This is no ordinary Christmas cake. It is a cake baked with love by one beautiful woman (my sister Jen) in honour of another wonderful woman (our mother) and given to a very grateful woman (me). But this is just a fraction of the story…
My mother cooked a special cake every year – and in earlier days, Christmas puddings with silver threepences and sixpences sprinkled throughout for good luck. The tradition of coins in the puddings ended with the advent of decimal currency in 1966, when cupronickel replaced silver alloy and the coins turned green if cooked, but Mum’s delicious Christmas cakes continued until her death in 1991.
Then Jen set herself the challenge of baking Mum’s cake for each of her siblings every year.

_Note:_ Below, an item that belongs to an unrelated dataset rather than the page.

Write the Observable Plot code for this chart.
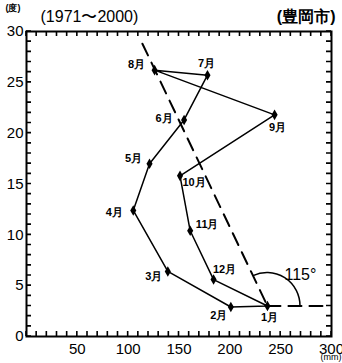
<!DOCTYPE html>
<html><head><meta charset="utf-8">
<script src="https://cdn.jsdelivr.net/npm/d3@7"></script>
<script src="https://cdn.jsdelivr.net/npm/@observablehq/plot@0.6"></script>
<style>
body{margin:0;background:#fff}
#chart svg{display:block}
</style>
</head><body><div id="chart"></div>
<script>
const months = ["1月","2月","3月","4月","5月","6月","7月","8月","9月","10月","11月","12月"];
const precip = [237,201,139,105,121,155,178,126,244,151,161,184];
const temp = [3.0,2.9,6.4,12.4,17.0,21.3,25.7,26.2,21.8,15.8,10.4,5.6];
const xTickLabels = [50,100,150,200,250,300];
const yTickLabels = [0,5,10,15,20,25,30];
const xMinorTicks = d3.range(0,301,10);
const yMinorTicks = d3.range(0,31,1);
const trendPrecip = [114, 237];
const trendTemp = [28.8, 3.0];
const baseEndPrecip = 295;
const angleDeg = 115;

// label placement (pixel offsets, style only)
const labelDx = [2,-12,-14,-19,-16,-20,-1,-18,3,14,17,11];
const labelDy = [11,8,5,2,-5,-1,-12,-6,13,7,-6,-10];

const pts = months.map((m,i)=>({m, precip:precip[i], temp:temp[i]}));
const loop = [...pts, pts[0]];
const trend = trendPrecip.map((p,i)=>({precip:p, temp:trendTemp[i]}));
const base = [{precip:precip[0], temp:temp[0]},{precip:baseEndPrecip, temp:temp[0]}];

const W = 342, H = 363;
const mL = 26, mR = 11, mT = 31, mB = 27;
const font = "'Liberation Sans Narrow','Liberation Sans',Arial,sans-serif";
const TL = 5;

const labelMarks = pts.map((p,i)=>Plot.text([p], {x:"precip", y:"temp", text:"m", dx:labelDx[i], dy:labelDy[i], fontSize:11, fontWeight:"bold", fill:"#000"}));

const plot = Plot.plot({
  width: W, height: H,
  marginLeft: mL, marginRight: mR, marginTop: mT, marginBottom: mB,
  x: {domain:[0,300], label:null},
  y: {domain:[0,30], label:null},
  style: {fontFamily: font, background:"#fff", overflow:"visible"},
  marks: [
    Plot.axisX({ticks: xTickLabels, tickSize:0, tickPadding: 7, fontSize: 15, fill:"#000", anchor:"bottom", label:null}),
    Plot.axisY({ticks: yTickLabels, tickSize:0, tickPadding: 3, fontSize: 15, fill:"#000", anchor:"left", label:null}),
    Plot.frame({stroke:"#000", strokeWidth:2}),
    Plot.line(trend, {x:"precip", y:"temp", stroke:"#000", strokeWidth:2, strokeDasharray:"13,8"}),
    Plot.line(base, {x:"precip", y:"temp", stroke:"#000", strokeWidth:2, strokeDasharray:"13,8"}),
    Plot.line(loop, {x:"precip", y:"temp", stroke:"#000", strokeWidth:1.5}),
    Plot.dot(pts, {x:"precip", y:"temp", symbol:"diamond", fill:"#000", r:3.2}),
    ...labelMarks,
    Plot.text([pts[0]], {x:"precip", y:"temp", text:()=>angleDeg+"°", dx:33, dy:-31, fontSize:16, fill:"#000"}),
    Plot.text(["(度)"], {frameAnchor:"top-left", dx:-21, dy:-27, fontSize:9, fontWeight:"bold", textAnchor:"start", fill:"#000"}),
    Plot.text(["(1971〜2000)"], {frameAnchor:"top-left", dx:14, dy:-21, fontSize:16, textAnchor:"start", fill:"#000"}),
    Plot.text(["(豊岡市)"], {frameAnchor:"top-right", dx:4, dy:-21, fontSize:16, fontWeight:"bold", textAnchor:"end", fill:"#000"}),
    Plot.text(["(mm)"], {frameAnchor:"bottom-right", dx:10, dy:23, fontSize:9, textAnchor:"end", fill:"#000"})
  ]
});

const sx = plot.scale("x"), sy = plot.scale("y");
const svg = d3.select(plot);
const x0 = sx.apply(0), x1 = sx.apply(300), y0 = sy.apply(0), y1 = sy.apply(30);

// inward ticks on all four sides, placed through the plot's scales
let tickPath = "";
xMinorTicks.forEach(v => {
  const px = sx.apply(v);
  tickPath += `M${px},${y0}V${y0-TL}M${px},${y1}V${y1+TL}`;
});
yMinorTicks.forEach(v => {
  const py = sy.apply(v);
  tickPath += `M${x0},${py}H${x0+TL}M${x1},${py}H${x1-TL}`;
});
svg.append("path").attr("d", tickPath).attr("fill","none").attr("stroke","#000").attr("stroke-width",1.6);

// angle arc
const cx = sx.apply(precip[0]), cy = sy.apply(temp[0]);
const r = 33;
const a = angleDeg * Math.PI/180;
svg.append("path")
  .attr("d", `M${cx + r},${cy} A${r},${r} 0 0 0 ${cx + r*Math.cos(a)},${cy - r*Math.sin(a)}`)
  .attr("fill","none").attr("stroke","#000").attr("stroke-width",1.5);

document.getElementById("chart").append(plot);
</script>
</body></html>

With four surviving siblings besides Jen, scattered far and wide down the east coast of Australia, this undertaking also involved packaging for safe posting among Christmas mail.
Twenty-six years later, my 2017 gift from Jen arrived last week, solidly steady in the centre of a post box tightly packed in foil and surrounded by bubble wrap… as it has been each year.
Jen gradually added others to her list of recipients of this generous offering. Last Christmas, she made twenty Christmas cakes – for her siblings, her partner’s siblings, adopted siblings, friends, and a couple of extra cakes to keep on hand for visitors and herself.
That’s a lot of Christmas cakes in just over a quarter of a century!
Jen still uses Mum’s unique recipe and has also adapted it for those in the family who must be totally gluten free. Regardless of which version of the recipe Jen uses, the cakes are delicious… superb… and loved by all.
My gratitude goes to Jen for her thoughtfulness and generosity, and above all for establishing and continuing this tradition in honour of our mother.